===== ROWS =====

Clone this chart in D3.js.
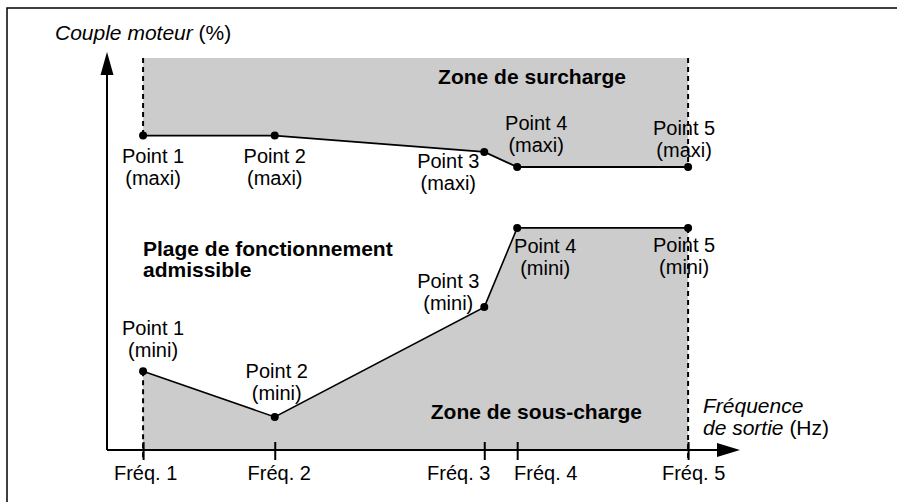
<!DOCTYPE html>
<html>
<head>
<meta charset="utf-8">
<title>Couple moteur / fréquence</title>
<script src="https://cdn.jsdelivr.net/npm/d3@7"></script>
<style>
  body { margin: 0; background: #fff; }
  svg { font-family: "Liberation Sans", Arial, sans-serif; }
  .lbl { font-size: 20px; fill: #000; }
  .ttl { font-size: 21px; fill: #000; }
  .zone { font-size: 21px; font-weight: bold; fill: #000; }
</style>
</head>
<body>
<svg id="mainsvg" width="897" height="502"></svg>
<script>
// frequencies (arbitrary units, 0-100 along the axis) and torque (% of axis)
const freqLabels = ['Fréq. 1', 'Fréq. 2', 'Fréq. 3', 'Fréq. 4', 'Fréq. 5']
const freqs = [5.7, 26.5, 59.6, 64.8, 91.8]
const torqueMax = [79, 79, 74.9, 71.1, 71.1]
const torqueMin = [19.8, 8.3, 35.9, 55.8, 55.8]
const overloadTop = 98.5
const pointNames = ['Point 1', 'Point 2', 'Point 3', 'Point 4', 'Point 5']

// label offsets (layout only)
const maxOffsets = [[10, 27], [0, 27], [-36, 16], [19, -37], [-4, -32]]
const minOffsets = [[10, -36], [2, -39], [-36, -19], [28, 25], [-4, 24]]
const tickShift = [2, 4, -26, 28, 5]

const svg = d3.select('#mainsvg')
const x = d3.scaleLinear().domain([0, 100]).range([107, 740])
const y = d3.scaleLinear().domain([0, 100]).range([450, 52])

// outer frame
svg.append('path').attr('d', 'M7,502 V8 H897')
  .attr('fill', 'none').attr('stroke', '#000').attr('stroke-width', 1.5)

const idx = d3.range(freqs.length)

// zones
const areaTop = d3.area()
  .x(i => x(freqs[i])).y0(y(overloadTop)).y1(i => y(torqueMax[i]))
const areaBottom = d3.area()
  .x(i => x(freqs[i])).y0(y(0)).y1(i => y(torqueMin[i]))
svg.append('path').attr('d', areaTop(idx)).attr('fill', '#cccccc')
svg.append('path').attr('d', areaBottom(idx)).attr('fill', '#cccccc')

// dashed edges
const last = freqs.length - 1
const dashed = [
  [freqs[0], overloadTop, torqueMax[0]],
  [freqs[last], overloadTop, torqueMax[last]],
  [freqs[0], torqueMin[0], -2.5],
  [freqs[last], torqueMin[last], -2.5]
]
svg.selectAll('line.dash').data(dashed).join('line')
  .attr('class', 'dash')
  .attr('x1', d => x(d[0])).attr('x2', d => x(d[0]))
  .attr('y1', d => y(d[1])).attr('y2', d => y(d[2]))
  .attr('stroke', '#000').attr('stroke-width', 2)
  .attr('stroke-dasharray', '5,4')

// axes
const xAxis = d3.axisBottom(x).tickValues(freqs)
  .tickFormat((d, i) => freqLabels[i]).tickSizeInner(10).tickSizeOuter(0)
const gx = svg.append('g').attr('transform', `translate(0,${y(0)})`).call(xAxis)
gx.select('.domain').remove()
gx.selectAll('.tick line').attr('y1', -8).attr('y2', 10)
  .attr('stroke', '#000').attr('stroke-width', 2)
gx.selectAll('.tick text').attr('class', 'lbl').attr('y', 30).attr('dy', 0)
  .attr('dx', (d, i) => tickShift[i])
gx.attr('font-family', null).attr('font-size', null)

svg.append('line').attr('x1', x(0)).attr('y1', y(0)).attr('x2', x(96.5)).attr('y2', y(0))
  .attr('stroke', '#000').attr('stroke-width', 2)
svg.append('line').attr('x1', x(0)).attr('y1', y(0)).attr('x2', x(0)).attr('y2', y(95))
  .attr('stroke', '#000').attr('stroke-width', 2)
// arrow heads
svg.append('path')
  .attr('d', `M${x(100)},${y(0)} L${x(100) - 23},${y(0) - 7} L${x(100) - 23},${y(0) + 7} Z`)
svg.append('path')
  .attr('d', `M${x(0)},${y(100)} L${x(0) - 6.5},${y(100) + 23} L${x(0) + 6.5},${y(100) + 23} Z`)

// curves
const line = d3.line().x(d => x(d[0])).y(d => y(d[1]))
const maxPts = freqs.map((f, i) => [f, torqueMax[i]])
const minPts = freqs.map((f, i) => [f, torqueMin[i]])
svg.append('path').attr('d', line(maxPts)).attr('fill', 'none')
  .attr('stroke', '#000').attr('stroke-width', 1.8)
svg.append('path').attr('d', line(minPts)).attr('fill', 'none')
  .attr('stroke', '#000').attr('stroke-width', 1.6)
svg.selectAll('circle.pt').data(maxPts.concat(minPts)).join('circle')
  .attr('class', 'pt')
  .attr('cx', d => x(d[0])).attr('cy', d => y(d[1])).attr('r', 4)

// point labels
function pointLabels(pts, offs, tag) {
  const g = svg.append('g')
  pts.forEach((p, i) => {
    const t = g.append('text').attr('class', 'lbl').attr('text-anchor', 'middle')
      .attr('x', x(p[0]) + offs[i][0]).attr('y', y(p[1]) + offs[i][1])
    t.append('tspan').attr('x', x(p[0]) + offs[i][0]).text(pointNames[i])
    t.append('tspan').attr('x', x(p[0]) + offs[i][0]).attr('dy', 22).text(tag)
  })
}
pointLabels(maxPts, maxOffsets, '(maxi)')
pointLabels(minPts, minOffsets, '(mini)')

// zone titles
svg.append('text').attr('class', 'zone').attr('text-anchor', 'end')
  .attr('x', 626).attr('y', 84).text('Zone de surcharge')
svg.append('text').attr('class', 'zone').attr('text-anchor', 'end')
  .attr('x', 642).attr('y', 419).text('Zone de sous-charge')
svg.append('text').attr('class', 'zone').attr('x', 143).attr('y', 256)
  .text('Plage de fonctionnement')
svg.append('text').attr('class', 'zone').attr('x', 143).attr('y', 277)
  .text('admissible')

// axis titles
const yt = svg.append('text').attr('class', 'ttl').attr('x', 55).attr('y', 40)
yt.append('tspan').attr('font-style', 'italic').text('Couple moteur')
yt.append('tspan').text(' (%)')
const xt = svg.append('text').attr('class', 'ttl').attr('x', 703).attr('y', 413)
xt.append('tspan').attr('x', 703).attr('font-style', 'italic').text('Fréquence')
xt.append('tspan').attr('x', 703).attr('dy', 22).attr('font-style', 'italic').text('de sortie')
xt.append('tspan').text(' (Hz)')
</script>
</body>
</html>
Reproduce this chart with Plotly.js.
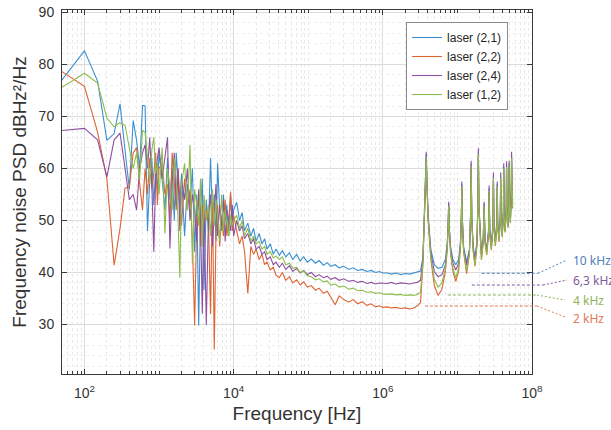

=====

GIVEN EXERCISE => Write out the records above exactly as they stand, leaving out every picture.

WRITTEN RESPONSE =>
Clone this chart in D3.js.
<!DOCTYPE html>
<html>
<head>
<meta charset="utf-8">
<title>Couple moteur / fréquence</title>
<script src="https://cdn.jsdelivr.net/npm/d3@7"></script>
<style>
  body { margin: 0; background: #fff; }
  svg { font-family: "Liberation Sans", Arial, sans-serif; }
  .lbl { font-size: 20px; fill: #000; }
  .ttl { font-size: 21px; fill: #000; }
  .zone { font-size: 21px; font-weight: bold; fill: #000; }
</style>
</head>
<body>
<svg id="mainsvg" width="897" height="502"></svg>
<script>
// frequencies (arbitrary units, 0-100 along the axis) and torque (% of axis)
const freqLabels = ['Fréq. 1', 'Fréq. 2', 'Fréq. 3', 'Fréq. 4', 'Fréq. 5']
const freqs = [5.7, 26.5, 59.6, 64.8, 91.8]
const torqueMax = [79, 79, 74.9, 71.1, 71.1]
const torqueMin = [19.8, 8.3, 35.9, 55.8, 55.8]
const overloadTop = 98.5
const pointNames = ['Point 1', 'Point 2', 'Point 3', 'Point 4', 'Point 5']

// label offsets (layout only)
const maxOffsets = [[10, 27], [0, 27], [-36, 16], [19, -37], [-4, -32]]
const minOffsets = [[10, -36], [2, -39], [-36, -19], [28, 25], [-4, 24]]
const tickShift = [2, 4, -26, 28, 5]

const svg = d3.select('#mainsvg')
const x = d3.scaleLinear().domain([0, 100]).range([107, 740])
const y = d3.scaleLinear().domain([0, 100]).range([450, 52])

// outer frame
svg.append('path').attr('d', 'M7,502 V8 H897')
  .attr('fill', 'none').attr('stroke', '#000').attr('stroke-width', 1.5)

const idx = d3.range(freqs.length)

// zones
const areaTop = d3.area()
  .x(i => x(freqs[i])).y0(y(overloadTop)).y1(i => y(torqueMax[i]))
const areaBottom = d3.area()
  .x(i => x(freqs[i])).y0(y(0)).y1(i => y(torqueMin[i]))
svg.append('path').attr('d', areaTop(idx)).attr('fill', '#cccccc')
svg.append('path').attr('d', areaBottom(idx)).attr('fill', '#cccccc')

// dashed edges
const last = freqs.length - 1
const dashed = [
  [freqs[0], overloadTop, torqueMax[0]],
  [freqs[last], overloadTop, torqueMax[last]],
  [freqs[0], torqueMin[0], -2.5],
  [freqs[last], torqueMin[last], -2.5]
]
svg.selectAll('line.dash').data(dashed).join('line')
  .attr('class', 'dash')
  .attr('x1', d => x(d[0])).attr('x2', d => x(d[0]))
  .attr('y1', d => y(d[1])).attr('y2', d => y(d[2]))
  .attr('stroke', '#000').attr('stroke-width', 2)
  .attr('stroke-dasharray', '5,4')

// axes
const xAxis = d3.axisBottom(x).tickValues(freqs)
  .tickFormat((d, i) => freqLabels[i]).tickSizeInner(10).tickSizeOuter(0)
const gx = svg.append('g').attr('transform', `translate(0,${y(0)})`).call(xAxis)
gx.select('.domain').remove()
gx.selectAll('.tick line').attr('y1', -8).attr('y2', 10)
  .attr('stroke', '#000').attr('stroke-width', 2)
gx.selectAll('.tick text').attr('class', 'lbl').attr('y', 30).attr('dy', 0)
  .attr('dx', (d, i) => tickShift[i])
gx.attr('font-family', null).attr('font-size', null)

svg.append('line').attr('x1', x(0)).attr('y1', y(0)).attr('x2', x(96.5)).attr('y2', y(0))
  .attr('stroke', '#000').attr('stroke-width', 2)
svg.append('line').attr('x1', x(0)).attr('y1', y(0)).attr('x2', x(0)).attr('y2', y(95))
  .attr('stroke', '#000').attr('stroke-width', 2)
// arrow heads
svg.append('path')
  .attr('d', `M${x(100)},${y(0)} L${x(100) - 23},${y(0) - 7} L${x(100) - 23},${y(0) + 7} Z`)
svg.append('path')
  .attr('d', `M${x(0)},${y(100)} L${x(0) - 6.5},${y(100) + 23} L${x(0) + 6.5},${y(100) + 23} Z`)

// curves
const line = d3.line().x(d => x(d[0])).y(d => y(d[1]))
const maxPts = freqs.map((f, i) => [f, torqueMax[i]])
const minPts = freqs.map((f, i) => [f, torqueMin[i]])
svg.append('path').attr('d', line(maxPts)).attr('fill', 'none')
  .attr('stroke', '#000').attr('stroke-width', 1.8)
svg.append('path').attr('d', line(minPts)).attr('fill', 'none')
  .attr('stroke', '#000').attr('stroke-width', 1.6)
svg.selectAll('circle.pt').data(maxPts.concat(minPts)).join('circle')
  .attr('class', 'pt')
  .attr('cx', d => x(d[0])).attr('cy', d => y(d[1])).attr('r', 4)

// point labels
function pointLabels(pts, offs, tag) {
  const g = svg.append('g')
  pts.forEach((p, i) => {
    const t = g.append('text').attr('class', 'lbl').attr('text-anchor', 'middle')
      .attr('x', x(p[0]) + offs[i][0]).attr('y', y(p[1]) + offs[i][1])
    t.append('tspan').attr('x', x(p[0]) + offs[i][0]).text(pointNames[i])
    t.append('tspan').attr('x', x(p[0]) + offs[i][0]).attr('dy', 22).text(tag)
  })
}
pointLabels(maxPts, maxOffsets, '(maxi)')
pointLabels(minPts, minOffsets, '(mini)')

// zone titles
svg.append('text').attr('class', 'zone').attr('text-anchor', 'end')
  .attr('x', 626).attr('y', 84).text('Zone de surcharge')
svg.append('text').attr('class', 'zone').attr('text-anchor', 'end')
  .attr('x', 642).attr('y', 419).text('Zone de sous-charge')
svg.append('text').attr('class', 'zone').attr('x', 143).attr('y', 256)
  .text('Plage de fonctionnement')
svg.append('text').attr('class', 'zone').attr('x', 143).attr('y', 277)
  .text('admissible')

// axis titles
const yt = svg.append('text').attr('class', 'ttl').attr('x', 55).attr('y', 40)
yt.append('tspan').attr('font-style', 'italic').text('Couple moteur')
yt.append('tspan').text(' (%)')
const xt = svg.append('text').attr('class', 'ttl').attr('x', 703).attr('y', 413)
xt.append('tspan').attr('x', 703).attr('font-style', 'italic').text('Fréquence')
xt.append('tspan').attr('x', 703).attr('dy', 22).attr('font-style', 'italic').text('de sortie')
xt.append('tspan').text(' (Hz)')
</script>
</body>
</html>
Reproduce this chart with Plotly.js.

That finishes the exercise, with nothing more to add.